Monday 16 June 2014

The big picture.

I stepped on the scale last night before bed, something I very rarely do. I was a bit taken aback by the number: 199.5lbs  (step on it again this morning post workout to confirm and it was 199.3#)

Definitely the most I have ever weighed in my life.

What does this mean.  Well nothing. It's just a number. It does indicate that I'm gaining mass.  And given I'm still comfortably wearing size 32 pants, I'm not gaining much fat.  (some for sure, but not 20lbs worth and not around the middle). In July 2012 I was 170#, June 2013 I was 182#.

Much of the weight is water retention.  Creatine supplements cause water to bind with muscle tissue, essentially filling your muscles with water, so just cutting creating, I'd likely lose 5 pounds within days.  It'll be interesting to see where things sit at the end of all this, in a couple of years.

So here is the big picture: attack my limiters, systematically and relentlessly.

After the first year and a half of Crossfit I realized I wasn't improving, not nearly as much as many others, not nearly as much as I wanted to.  It became clear I had many weaknesses, the most significant of which at the time was mobility.

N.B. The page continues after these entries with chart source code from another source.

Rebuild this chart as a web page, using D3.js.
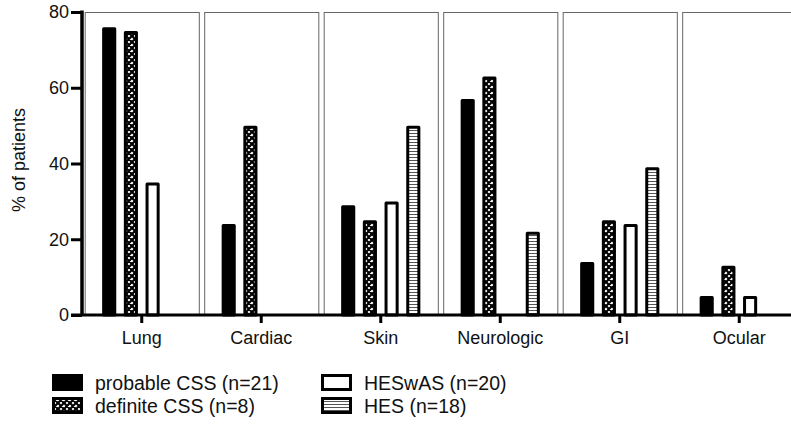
<!DOCTYPE html>
<html>
<head>
<meta charset="utf-8">
<script src="https://cdn.jsdelivr.net/npm/d3@7"></script>
<style>
  body { margin: 0; background: #fff; }
  text { font-family: Arial, "Liberation Sans", sans-serif; fill: #111; }
</style>
</head>
<body>
<div id="my_dataviz"></div>
<script>
// data
var categories = ["Lung", "Cardiac", "Skin", "Neurologic", "GI", "Ocular"];
var series = ["probable", "definite", "heswas", "hes"];
var seriesLabels = ["probable CSS (n=21)", "definite CSS (n=8)", "HESwAS (n=20)", "HES (n=18)"];
var probable = [76, 24, 29, 57, 14, 5];
var definite = [75, 50, 25, 63, 25, 13];
var heswas   = [35, 0, 30, 0, 24, 5];
var hes      = [0, 0, 50, 22, 39, 0];
var yTicks = [0, 20, 40, 60, 80];

var values = { probable: probable, definite: definite, heswas: heswas, hes: hes };

var width = 791, height = 426;
var svg = d3.select("#my_dataviz").append("svg")
    .attr("width", width).attr("height", height);

// patterns
var defs = svg.append("defs");
var cross = defs.append("pattern").attr("id", "cross")
    .attr("patternUnits", "userSpaceOnUse").attr("width", 6).attr("height", 6);
cross.append("rect").attr("width", 6).attr("height", 6).attr("fill", "#fff");
cross.append("path").attr("d", "M0,0L6,6M6,0L0,6M-1,5L1,7M5,-1L7,1M-1,1L1,-1M5,7L7,5")
    .attr("stroke", "#000").attr("stroke-width", 2.2);
var stripes = defs.append("pattern").attr("id", "stripes")
    .attr("patternUnits", "userSpaceOnUse").attr("width", 6).attr("height", 3);
stripes.append("rect").attr("width", 6).attr("height", 3).attr("fill", "#fff");
stripes.append("line").attr("x1", 0).attr("x2", 6).attr("y1", 1.5).attr("y2", 1.5)
    .attr("stroke", "#555").attr("stroke-width", 1);

var fills = { probable: "#000", definite: "url(#cross)", heswas: "#fff", hes: "url(#stripes)" };

var x0 = d3.scaleBand().domain(categories).range([82, 799]).padding(0);
var xBox = d3.scaleBand().domain(categories).range([82, 799])
    .paddingInner(0.045).paddingOuter(0.0225);
var x1 = d3.scaleBand().domain(series).range([-43.4, 43.4])
    .paddingInner(0.35).paddingOuter(0.175);
var y = d3.scaleLinear().domain([0, 80]).range([315, 12]);

// panel boxes
svg.append("g").selectAll("rect").data(categories).enter().append("rect")
    .attr("x", function(d) { return xBox(d) + 0.5; })
    .attr("y", y(80) + 0.5)
    .attr("width", xBox.bandwidth())
    .attr("height", y(0) - y(80))
    .attr("fill", "none")
    .attr("stroke", "#666")
    .attr("stroke-width", 1);

// bars
var barData = [];
categories.forEach(function(c, i) {
    series.forEach(function(s) {
        if (values[s][i] > 0) barData.push({ cat: c, s: s, v: values[s][i] });
    });
});

svg.append("g").selectAll("rect").data(barData).enter().append("rect")
    .attr("x", function(d) { return x0(d.cat) + x0.bandwidth() / 2 + x1(d.s) + 1.5; })
    .attr("y", function(d) { return y(d.v) + 1.5; })
    .attr("width", x1.bandwidth() - 3)
    .attr("height", function(d) { return y(0) - y(d.v) - 1.5; })
    .attr("fill", function(d) { return fills[d.s]; })
    .attr("stroke", "#000")
    .attr("stroke-width", 3)
    .attr("stroke-linejoin", "round");

// y axis
var yAxis = svg.append("g").attr("transform", "translate(82,0)")
    .call(d3.axisLeft(y).tickValues(yTicks).tickSize(11).tickPadding(2));
yAxis.select(".domain").attr("stroke", "#000").attr("stroke-width", 3.5)
    .attr("d", "M0," + (y(80) - 1.5) + "V" + y(0));
yAxis.selectAll(".tick line").attr("stroke", "#000").attr("stroke-width", 3);
yAxis.selectAll(".tick text").style("font-size", "18px");

// x axis
var xAxis = svg.append("g").attr("transform", "translate(0," + y(0) + ")")
    .call(d3.axisBottom(x0).tickSize(8).tickPadding(8));
xAxis.select(".domain").attr("stroke", "#000").attr("stroke-width", 3)
    .attr("d", "M71,0H" + width);
xAxis.selectAll(".tick line").attr("stroke", "#000").attr("stroke-width", 3);
xAxis.selectAll(".tick text").style("font-size", "18px");

// y label
svg.append("text")
    .attr("transform", "translate(25,160) rotate(-90)")
    .attr("text-anchor", "middle")
    .style("font-size", "18px")
    .text("% of patients");

// legend
var legendX = [52, 321], legendY = [374, 397];
var legend = svg.append("g").selectAll("g").data(series).enter().append("g")
    .attr("transform", function(d, i) {
        return "translate(" + legendX[Math.floor(i / 2)] + "," + legendY[i % 2] + ")";
    });
legend.append("rect")
    .attr("x", 1.5).attr("y", 1.5)
    .attr("width", 28).attr("height", 14)
    .attr("fill", function(d) { return fills[d]; })
    .attr("stroke", "#000").attr("stroke-width", 3);
legend.append("text")
    .attr("x", 43).attr("y", 15.5)
    .style("font-size", "19.5px")
    .text(function(d, i) { return seriesLabels[i]; });
</script>
</body>
</html>
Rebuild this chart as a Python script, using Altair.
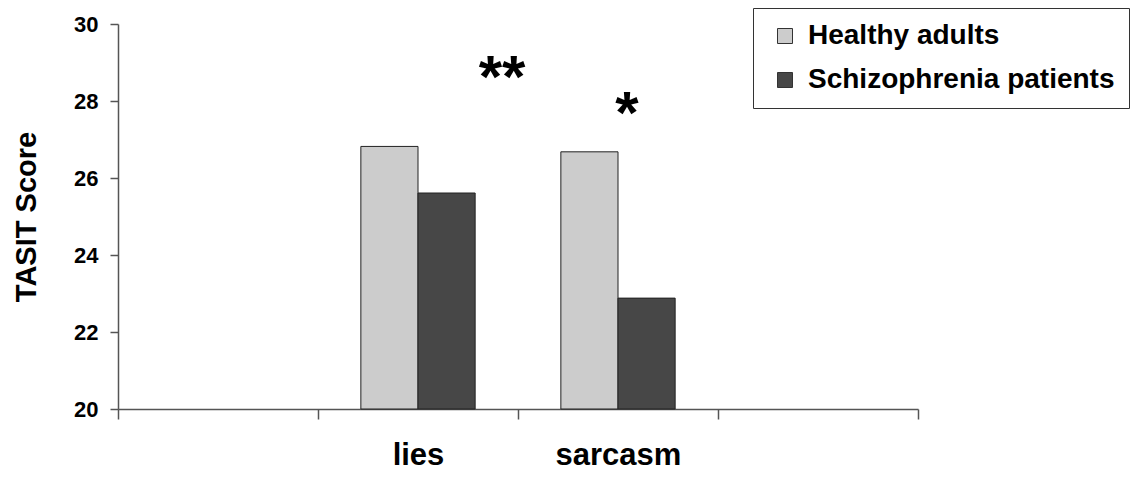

I went to see a physio therapist with Crossfit expertise and we started chipping away at my limiters.  So on top of my weekly dose of Crossfit (4 or 5 times per week) I spent my lunch hours at the downtown YMCA gym doing mobility work: stretching, massaging, engaging and doing any physio homework I'd been assigned.

After a year and a half of that, I felt I was in place where my body position was no longer my biggest limiter, strength was.  So I shifted my focus. Still doing Crossfit daily, still doing mobility occasionally, my lunch hour is now devoted to strength development: squats, shoulder press, bench, dead lift, pull ups, all heavy for low reps.

I'm somewhere around the halfway point for my strength development phase of the big plan.  Sometime over the winter, once I'm happy with my level of strength (I have a couple of benchmarks I want to hit, but that may change as winter approaches), I'll transition to power development, so more Olympic lifting focused and metabolic conditioning, so more middle distance running and high intensity interval training.

Again, with daily Crossfit, I'll still get regular strength work, and mobility but my extra work will be power and HIIT focused.

Lay the bricks, the house will get built.